A preemptive scheduler is simply a scheduler that supports that feature. It may also supports tons of other features. And for schedulers that don't support that feature, they may have found other ways around it.

Also, you need to keep a distinction between this and how a scheduler behaves. Just because it can preempt a thread doesn't mean it will do it to perform a behavior.

So....

In preemptive scheduling the highest priority thread continues to run until it dies, waits, or is preempted by a thread of higher priority


Whether the highest priority threads keep running til it dies, get time sliced with other equally priority threads, or even get time sliced with lower priority threads, has nothing to do with the preempt feature. Although, having the ability to preempt (feature) does make supporting the behavior easier.
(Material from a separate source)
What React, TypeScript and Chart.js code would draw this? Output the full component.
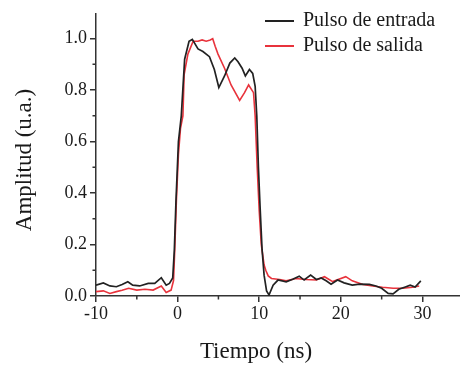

Example: Windows has a preemptive scheduler, that will on occasion, allow a lower priority thread to run over a higher priority thread. This is done to mitigate thread starvation. It basically time slices, but gives a smaller slice to starving lower priority threads.


Under the preemptive threading model, the OS interrupts threads at any time, usually after allowing them to run for a period of time (known as a time-slice)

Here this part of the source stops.